In the above chart, we depict how both more “small-scale innovation” (AKA incremental innovation ala Kaizen) and more “medium-scale innovation” (AKA process innovation ala Michael Hammer) call for much more digital infrastructure. (Note that for simplicity we did not include the third level of large-scale innovation, which of course calls for much stronger digital infrastructure).
To elaborate, organizations see their competitors (both current and new) adopting new digital business models; their leaders realize that they must innovate to keep pace. Think, for example, about a traditional brick and mortar chain like CVS threatened by the entry of new player (Amazon) to their market
In many cases, digital is the external force that is pushing companies to innovate, and at the same time, digital is the force that allows organizations to initiate, groom and scale their innovation.
Digital is both friend and foe. Creating a strong digital infrastructure enables a company to innovate at a faster pace. In a way, digital innovation at its core is a meta-innovative process that enhances the digital infrastructure and thus allows other forms of innovation.
How might this work? Consider a company which is looking to innovate in the way it interacts with its customers. A manager proposes using a new Customer Relationship Management (CRM) software.

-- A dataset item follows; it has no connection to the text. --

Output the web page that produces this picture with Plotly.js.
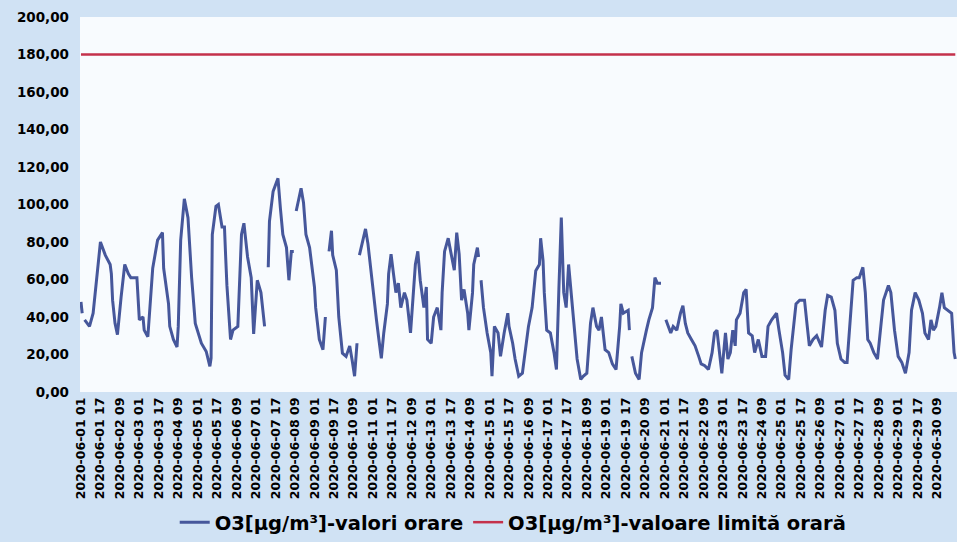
<!DOCTYPE html>
<html>
<head>
<meta charset="utf-8">
<script src="https://cdn.plot.ly/plotly-3.0.1.min.js"></script>
<style>html,body{margin:0;padding:0;background:#d0e2f4;}#chart{width:957px;height:542px;}</style>
</head>
<body>
<div id="chart"></div>
<script>
// Hourly O3 readings (µg/m³), June 2020 – times as "MM-DD HH"; null = missing hours
const obsTime = [
"06-01 01","06-01 02","06-01 03","06-01 04","06-01 08","06-01 11","06-01 14","06-01 17","06-01 21",
"06-02 01","06-02 02","06-02 03","06-02 05","06-02 07","06-02 10","06-02 13","06-02 16","06-02 18","06-02 23",
"06-03 01","06-03 04","06-03 05","06-03 08","06-03 10","06-03 12","06-03 16","06-03 20","06-03 21",
"06-04 01","06-04 02","06-04 05","06-04 08","06-04 09","06-04 11","06-04 14","06-04 17","06-04 20","06-04 23",
"06-05 04","06-05 08","06-05 11","06-05 12","06-05 13","06-05 16","06-05 18","06-05 21","06-05 23",
"06-06 00","06-06 01","06-06 04","06-06 06","06-06 10","06-06 13","06-06 15","06-06 18","06-06 21","06-06 23",
"06-07 02","06-07 05","06-07 08","06-07 09","06-07 11","06-07 12","06-07 15","06-07 19","06-07 21","06-07 23",
"06-08 02","06-08 04","06-08 06","06-08 08","06-08 09","06-08 10","06-08 14","06-08 16","06-08 18","06-08 21",
"06-09 01","06-09 02","06-09 05","06-09 08","06-09 10","06-09 11","06-09 13","06-09 15","06-09 16","06-09 19","06-09 21",
"06-10 00","06-10 03","06-10 06","06-10 08","06-10 10","06-10 12","06-10 13","06-10 14","06-10 17","06-10 19","06-10 21",
"06-11 00","06-11 04","06-11 06","06-11 08","06-11 10","06-11 13","06-11 14","06-11 16","06-11 18","06-11 20","06-11 22",
"06-12 00","06-12 03","06-12 05","06-12 08","06-12 10","06-12 12","06-12 14","06-12 16","06-12 19","06-12 21","06-12 22",
"06-13 01","06-13 03","06-13 06","06-13 09","06-13 10","06-13 12","06-13 15","06-13 17","06-13 20","06-13 22",
"06-14 00","06-14 02","06-14 04","06-14 07","06-14 08","06-14 11","06-14 12","06-14 15","06-14 16","06-14 17","06-14 18","06-14 20","06-14 23",
"06-15 02","06-15 03","06-15 05","06-15 08","06-15 10","06-15 13","06-15 16","06-15 17","06-15 20","06-15 22",
"06-16 01","06-16 04","06-16 06","06-16 09","06-16 12","06-16 15","06-16 18","06-16 19","06-16 21","06-16 22",
"06-17 00","06-17 03","06-17 06","06-17 08","06-17 10","06-17 12","06-17 14","06-17 16","06-17 18","06-17 20","06-17 22",
"06-18 01","06-18 04","06-18 06","06-18 09","06-18 12","06-18 14","06-18 17","06-18 19","06-18 21",
"06-19 00","06-19 03","06-19 06","06-19 09","06-19 12","06-19 13","06-19 15","06-19 19","06-19 20","06-19 21","06-19 22",
"06-20 01","06-20 04","06-20 06","06-20 10","06-20 12","06-20 15","06-20 17","06-20 19","06-20 22","06-20 23",
"06-21 02","06-21 06","06-21 08","06-21 11","06-21 14","06-21 16","06-21 18","06-21 20","06-21 23",
"06-22 02","06-22 05","06-22 07","06-22 10","06-22 13","06-22 16","06-22 18","06-22 20","06-22 23",
"06-23 00","06-23 03","06-23 05","06-23 07","06-23 09","06-23 11","06-23 12","06-23 15","06-23 18","06-23 20","06-23 22",
"06-24 01","06-24 03","06-24 06","06-24 09","06-24 12","06-24 14","06-24 17","06-24 21","06-24 23",
"06-25 02","06-25 04","06-25 07","06-25 09","06-25 11","06-25 13","06-25 16","06-25 20","06-25 22",
"06-26 00","06-26 03","06-26 06","06-26 10","06-26 13","06-26 15","06-26 18","06-26 21","06-26 23",
"06-27 02","06-27 05","06-27 07","06-27 09","06-27 12","06-27 15","06-27 17","06-27 20","06-27 22",
"06-28 00","06-28 02","06-28 05","06-28 08","06-28 11","06-28 13","06-28 17","06-28 19","06-28 22",
"06-29 01","06-29 04","06-29 07","06-29 10","06-29 12","06-29 15","06-29 18","06-29 21","06-29 23",
"06-30 02","06-30 04","06-30 06","06-30 08","06-30 11","06-30 13","06-30 15","06-30 18","06-30 21","06-30 23",
"07-01 00"
];
const o3Values = [
48,42,null,38.5,35,42,61,80,73,
68,63,49,36.6,30.6,50.6,68,63,61,61,
38.5,40,33,29.5,50,66,81,85,66,
47,35,28,24,35,81,103,93,61,36.6,
26,21.6,13.7,18,84,99,100,88,88,
72,57,28,33,35,84,90,72,61,31,
59.6,53,35,null,66.5,91,107,114,98,84,
77,59.6,75,75,null,96.5,108.7,101,84,77,
56,45,28,22.6,40,null,75,86,73,65,40,
20.7,19,24.6,17,8.4,26,null,73,80.6,87,79,
60,38.5,28,18,31.5,47,63,73.5,63,53,58,
45,53,49,31.5,53,68,75,59.6,45,56,28,
26,40,45,33,53,75,82,75,65,85,
73.5,49,54.7,42,33,53,68,77,72,null,59.6,45,31.5,
21,8.4,35,31.5,19,31.5,42,35,26,17.6,
8.4,10,19,35,45,64.7,68,82,70,53,
33,31.5,21,12,54.7,93,53,45,68,53,40,
17.6,6.7,8.4,10,36.6,45,35,33,40,
22.6,21,15,12,35,47,42,43.6,33,null,19,
10,6.7,21,33,38.5,45,61,58,58,null,
38.5,31.5,35,33,42,46,36.6,31.5,28,
24.6,19,15,14,12,21,31.5,33,17.6,
10,31.5,17.6,21,33,24.6,38.5,42,53,54.7,31.5,
30,21,28,19,19,35,38.5,42,33,
21,9,6.7,22.6,36.6,47,49,49,36.6,
24.6,28,30,24,43.6,51.5,50.6,43.6,26,
17.6,15.8,15.8,35,59.6,61,61,66.5,53,
28,26,21,17.6,36.6,49,56.8,53,33,
19,15.8,10,21,43.6,53,49,42,31.5,
28,38.5,33,35,45,53,45,43.6,42,21,
17.6
];
// Hourly limit value
const limitTime = ["06-01 01","07-01 00"];
const limitValue = [180,180];

const yTickVals = [0,20,40,60,80,100,120,140,160,180,200];
const yTickText = ["0,00","20,00","40,00","60,00","80,00","100,00","120,00","140,00","160,00","180,00","200,00"];

const seriesNames = ["O3[µg/m³]-valori orare","O3[µg/m³]-valoare limită orară"];

const toDate = t => "2020-" + t + ":00";

const traces = [
  {
    type: "scatter", mode: "lines",
    x: obsTime.map(toDate), y: o3Values,
    name: seriesNames[0],
    connectgaps: false,
    line: {color: "#46579b", width: 3}
  },
  {
    type: "scatter", mode: "lines",
    x: limitTime.map(toDate), y: limitValue,
    name: seriesNames[1],
    line: {color: "#c4314b", width: 2.5}
  }
];

const bold = {family: "DejaVu Sans, Liberation Sans, Arial, sans-serif", color: "#000", weight: "bold"};

const layout = {
  width: 957, height: 542,
  margin: {l: 80, r: 0, t: 17, b: 146, pad: 0},
  paper_bgcolor: "#d0e2f4",
  plot_bgcolor: "#f8fbfe",
  showlegend: true,
  legend: {
    orientation: "h", x: 0.108, xanchor: "left", y: -0.348, yanchor: "middle",
    font: Object.assign({size: 19.5}, bold), bgcolor: "rgba(0,0,0,0)"
  },
  xaxis: {
    type: "date",
    range: ["2020-06-01 00:12", "2020-07-01 01:24"],
    tick0: "2020-06-01 01:00", dtick: 16 * 3600 * 1000,
    tickformat: "%Y-%m-%d %H",
    tickangle: -90,
    tickfont: Object.assign({size: 12.5}, bold),
    showgrid: false, zeroline: false, showline: false, ticks: "",
    automargin: false, ticklabelstandoff: 2
  },
  yaxis: {
    range: [0, 200],
    tickvals: yTickVals, ticktext: yTickText,
    tickfont: Object.assign({size: 13.5}, bold),
    showgrid: false, zeroline: false, showline: false, ticks: "",
    automargin: false, ticklabelstandoff: 10
  }
};

Plotly.newPlot("chart", traces, layout, {staticPlot: true, displayModeBar: false});
</script>
</body>
</html>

At a company that has a weak digital infrastructure, such a move could take months. Yet in a company with a strong digital culture and ability, where employees see the opportunity, are ready for change, and have adopted digital technologies in the past, this change can happen in days. In fact, an initial CRM system can be implemented overnight with cloud-based tools, that is fed by an already organized excel based data.
Companies too often see the digital force as a threat rather than an opportunity. Yet to thrive, companies must embrace digital — a simple attempt to “innovate” without it will not suffice.
Digital technology has become a critical part of an organization’s ability to create a competitive advantage. Therefore, the right way to relate to digital technology is as a strategic investment. Management must use digital technology to reinvent and re-imagine their organization.
The bottom line: To enhance your innovation cycle (initiate, groom, and scale), enhance your digital infrastructure.